On Fri, May 8, 2020 at 10:34 AM Baker, John <JBAKER at stradley.com> wrote:

> According to New York State online records at the Division of
> Corporations, Heavy Metal Music Corp. was formed as a New York corporation
> on August 17, 1966.  That's probably the same as the "Heavy Metal Music
> Inc." referenced below.  In any case, that pushes the antedating back to
> 1966.
> John Baker
> From: American Dialect Society <ADS-L at LISTSERV.UGA.EDU> On Behalf Of
> Shapiro, Fred
> Sent: Friday, May 8, 2020 10:02 AM
> Subject: Re: Antedating of "Heavy Metal" (Music)
> External Email - Think Before You Click
> Very interesting, Larry. I think many of the names for genres of popular
> music had a prehistory where they were used in very general senses or in
> reference to music different from what we now associate with the term. This
> may be true of rock and roll, punk rock, heavy metal, gospel music, rhythm
> and blues, and others.
> Fred Shapiro
> ________________________________
> From: American Dialect Society <ADS-L at LISTSERV.UGA.EDU<mailto:
> ADS-L at LISTSERV.UGA.EDU>> on behalf of Laurence Horn <
> laurence.horn at YALE.EDU<mailto:laurence.horn at YALE.EDU>>
> Sent: Friday, May 8, 2020 8:50 AM
> Subject: Re: Antedating of "Heavy Metal" (Music)
> > On May 8, 2020, at 7:59 AM, Shapiro, Fred <fred.shapiro at YALE.EDU<mailto:
> fred.shapiro at YALE.EDU>> wrote:
> >
> > The OED's first citation for the term "heavy metal" referring to a type
> of music is dated 1973. I have previously pointed out that Wikipedia's
> article on "heavy metal music" has an excellent discussion of early uses of
> "heavy metal," with the oldest mentioned occurrence in reference to a type
> of music being in Rolling Stone magazine, May 11, 1968.
> >
> > The following citation reveals a 1967 usage:
> >
> > 1971 _Journal of Popular Culture_ Winter 589 (ProQuest) _Wet Dream_.
> Words and music by Ed Sanders. Copyright (c) 1967 by Heavy Metal Music Inc.

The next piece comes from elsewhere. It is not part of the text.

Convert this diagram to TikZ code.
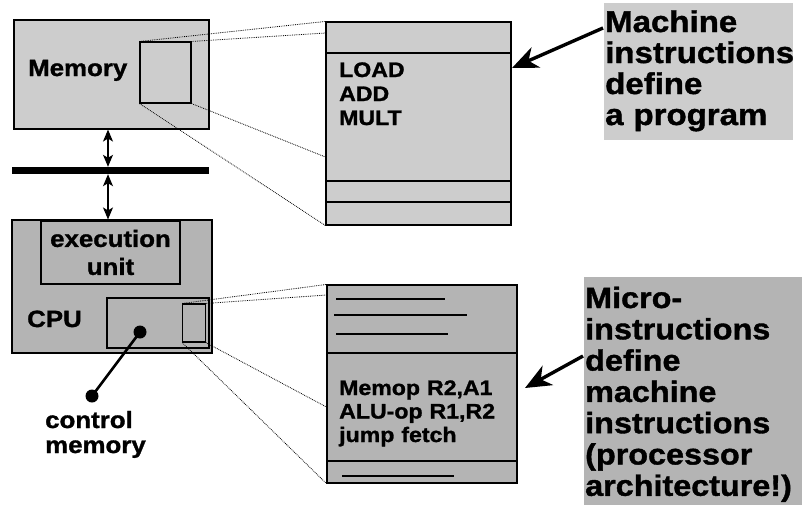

> Some irony involved here, since the classic Fugs love ballad in question
> is about the farthest from heavy metal of any song this side of Schubert's
> lieder. Have a listen:
> (Note that the YouTube video appears under an incorrect title-the singular
> as above is correct, not the plural.)
> LH
> >
> > Interestingly, the earliest citation for the term "punk rock" in the OED
> is a 1970 Chicago Tribune article quoting Ed Sanders.